No family is perfect. Sometimes a child is mean or indifferent to parents’ needs as they age, while the others go out of their way to help. Though parents / aunts & uncles / grandparents may say they love all of their potential beneficiaries equally, the truth may be different. And (of course) there may be an obvious disincentive to leave the troubled beneficiary equal (if any) proceeds upon passing away. These clients tend to leave a lesser sum of money to the beneficiary in their Will, not realizing that the beneficiary may attack the Will, and line the pockets of a few attorneys and diminish the estate in the process.

There has been a good deal of discussion recently surrounding In Terrorem (also known as “No Contest”) Clauses in Wills. The thinking is that completely disinheriting a potential beneficiary will only incentivize himto dispute the Will throughout the Probate process. This leads to increased legal fees for the estate, delays in distributions, and consternation between family members. In theory, by giving a less-favored beneficiary a small bequest, then including a clause stating that any dispute raised by the beneficiary will nullify this bequest will save money on attorney fees. In short, the disgruntled beneficiary would rather take something over nothing and not want to “roll the dice” by pursuing court action.

First, a few New York cases have come out which have significantly diminished the power of In Terrorem clauses. It should also be noted that these clauses are not effective as to court proceedings where the Will is examined and potentially nullified (“1404 Examinations”), as those proceedings question whether the Will with the In Terrorem Clause is even valid (and the bulk of the funding for this examination is paid for at the estate’s expense). Therefore, the thinking that a No Contest clause can save funds on estate fees may be at least somewhat of a fallacy.

These facts aside, seasoned estate planners continue to utilize In Terrorem Clauses. The disgruntled beneficiary will have to rely on his own funds to retain legal assistance, and will often face an estate with enough assets to outspend him. An unrepresented party may be scared off enough not to pursue an action. There may also be a chance that the clause is upheld, and the disgruntled beneficiary “loses” the toss of the dice.

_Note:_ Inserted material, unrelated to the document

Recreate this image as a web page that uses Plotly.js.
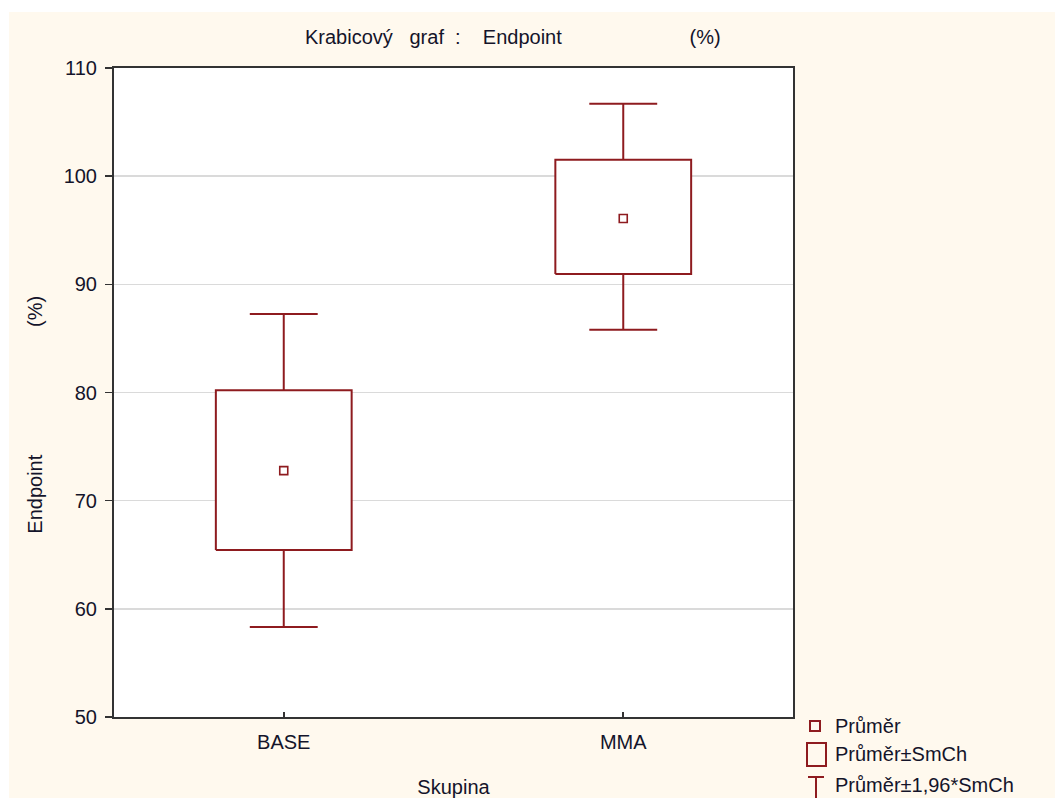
<!DOCTYPE html>
<html>
<head>
<meta charset="utf-8">
<script src="https://cdn.plot.ly/plotly-3.0.1.min.js"></script>
<style>
  html, body { margin: 0; padding: 0; background: #ffffff; }
  #bg { position: absolute; left: 9px; top: 12px; width: 1046px; height: 786px; background: #fff9ee; }
  #chart { position: absolute; left: 0; top: 0; width: 1055px; height: 798px; }
</style>
</head>
<body>
<div id="bg"></div>
<div id="chart"></div>
<script>
// ---- data ----
const categories = ['BASE', 'MMA'];
const means      = [72.78, 96.08];   // Průměr
const boxLow     = [65.43, 90.95];   // Průměr - SmCh
const boxHigh    = [80.21, 101.51];  // Průměr + SmCh
const whiskLow   = [58.33, 85.80];   // Průměr - 1,96*SmCh
const whiskHigh  = [87.25, 106.69];  // Průměr + 1,96*SmCh
const yTicks     = [50, 60, 70, 80, 90, 100, 110];
const legendLabels = ['Průměr', 'Průměr±SmCh', 'Průměr±1,96*SmCh'];

const RED = '#8e1b1f';
const FONT = 'Liberation Sans, Arial, sans-serif';
const TXT = '#14142a';
const FS = 20;
const nb = n => '\u00a0'.repeat(n);

// build geometry from data (x is category index)
const boxHalf = 0.2, capHalf = 0.1;
const bx = [], by = [];
const wx = [], wy = [];
categories.forEach((c, i) => {
  bx.push(i - boxHalf, i + boxHalf, i + boxHalf, i - boxHalf, i - boxHalf, null);
  by.push(boxLow[i], boxLow[i], boxHigh[i], boxHigh[i], boxLow[i], null);
  wx.push(i, i, null, i - capHalf, i + capHalf, null);
  wy.push(boxHigh[i], whiskHigh[i], null, whiskHigh[i], whiskHigh[i], null);
  wx.push(i, i, null, i - capHalf, i + capHalf, null);
  wy.push(boxLow[i], whiskLow[i], null, whiskLow[i], whiskLow[i], null);
});

const traces = [
  { x: wx, y: wy, type: 'scatter', mode: 'lines', line: { color: RED, width: 2 },
    hoverinfo: 'skip', showlegend: false },
  { x: bx, y: by, type: 'scatter', mode: 'lines', fill: 'toself', fillcolor: '#ffffff',
    line: { color: RED, width: 2 }, hoverinfo: 'skip', showlegend: false },
  { x: categories.map((c, i) => i), y: means, type: 'scatter', mode: 'markers',
    marker: { symbol: 'square-open', size: 8, color: RED, line: { color: RED, width: 1.6 } },
    showlegend: false }
];

// legend drawn manually (paper coords relative to plot area)
const L = 114, R = 793, T = 68, B = 717;
const px = v => (v - L) / (R - L);
const py = v => (B - v) / (B - T);
const shapes = [
  { type: 'rect', xref: 'paper', yref: 'paper', x0: px(810), x1: px(820), y0: py(721), y1: py(731),
    line: { color: RED, width: 2 } },
  { type: 'rect', xref: 'paper', yref: 'paper', x0: px(807), x1: px(826), y0: py(743), y1: py(766),
    line: { color: RED, width: 2 } },
  { type: 'line', xref: 'paper', yref: 'paper', x0: px(808), x1: px(824), y0: py(777), y1: py(777),
    line: { color: RED, width: 2 } },
  { type: 'line', xref: 'paper', yref: 'paper', x0: px(816), x1: px(816), y0: py(777), y1: py(800),
    line: { color: RED, width: 2 } }
];
const legendY = [726, 754, 785];
const annotations = legendLabels.map((t, k) => ({
  text: t, xref: 'paper', yref: 'paper', x: px(833), y: py(legendY[k]),
  xanchor: 'left', yanchor: 'middle', showarrow: false,
  font: { family: FONT, size: FS, color: TXT }
}));

const pad = n => '<span style="color:rgba(0,0,0,0)">' + nb(n) + '.</span>';

const layout = {
  width: 1055, height: 798,
  margin: { l: L, r: 1055 - R, t: T, b: 798 - B, pad: 0 },
  paper_bgcolor: 'rgba(0,0,0,0)',
  plot_bgcolor: '#ffffff',
  showlegend: false,
  font: { family: FONT, size: FS, color: TXT },
  title: {
    text: 'Krabicový' + nb(3) + 'graf' + nb(2) + ':' + nb(4) + 'Endpoint' + nb(23) + '(%)',
    x: 305 / 1055, xref: 'container', xanchor: 'left',
    y: 1 - 37 / 798, yref: 'container', yanchor: 'middle',
    font: { family: FONT, size: FS, color: TXT }
  },
  xaxis: {
    range: [-0.5, 1.5], tickmode: 'array', tickvals: categories.map((c, i) => i), ticktext: categories,
    ticks: 'inside', ticklen: 5, tickwidth: 2, tickcolor: '#333', ticklabelstandoff: 6,
    showline: true, mirror: true, linecolor: '#333', linewidth: 2,
    showgrid: false, zeroline: false, fixedrange: true,
    tickfont: { family: FONT, size: FS, color: TXT },
    title: { text: 'Skupina', standoff: 30, font: { family: FONT, size: FS, color: TXT } }
  },
  yaxis: {
    range: [50, 110], tickmode: 'array', tickvals: yTicks,
    ticks: 'outside', ticklen: 7, tickwidth: 1.5, tickcolor: '#333', ticklabelstandoff: 4,
    showline: true, mirror: true, linecolor: '#333', linewidth: 2,
    showgrid: true, gridcolor: '#dadada', gridwidth: 1.5, zeroline: false, fixedrange: true,
    tickfont: { family: FONT, size: FS, color: TXT },
    title: { text: 'Endpoint' + nb(23) + '(%)' + pad(7), standoff: 16,
             font: { family: FONT, size: FS, color: TXT } }
  },
  shapes: shapes,
  annotations: annotations
};

Plotly.newPlot('chart', traces, layout, { staticPlot: true, displayModeBar: false });
</script>
</body>
</html>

Of course, the only way the “stick” of the In Terrorem will be upheld is if the “carrot” of the bequest is large enough. The right amount to leave the disfavored beneficiary is often the hardest question to answer: Is the beneficiary docile enough to let the unequal distribution stand? Are they financially compromised to the extent that they can’t afford legal representation, or desperate enough that they will accept anything? These and other factors should be weighed in assessing how large the bequest should be in order to give the No Contest clause the “teeth” it needs to have effect.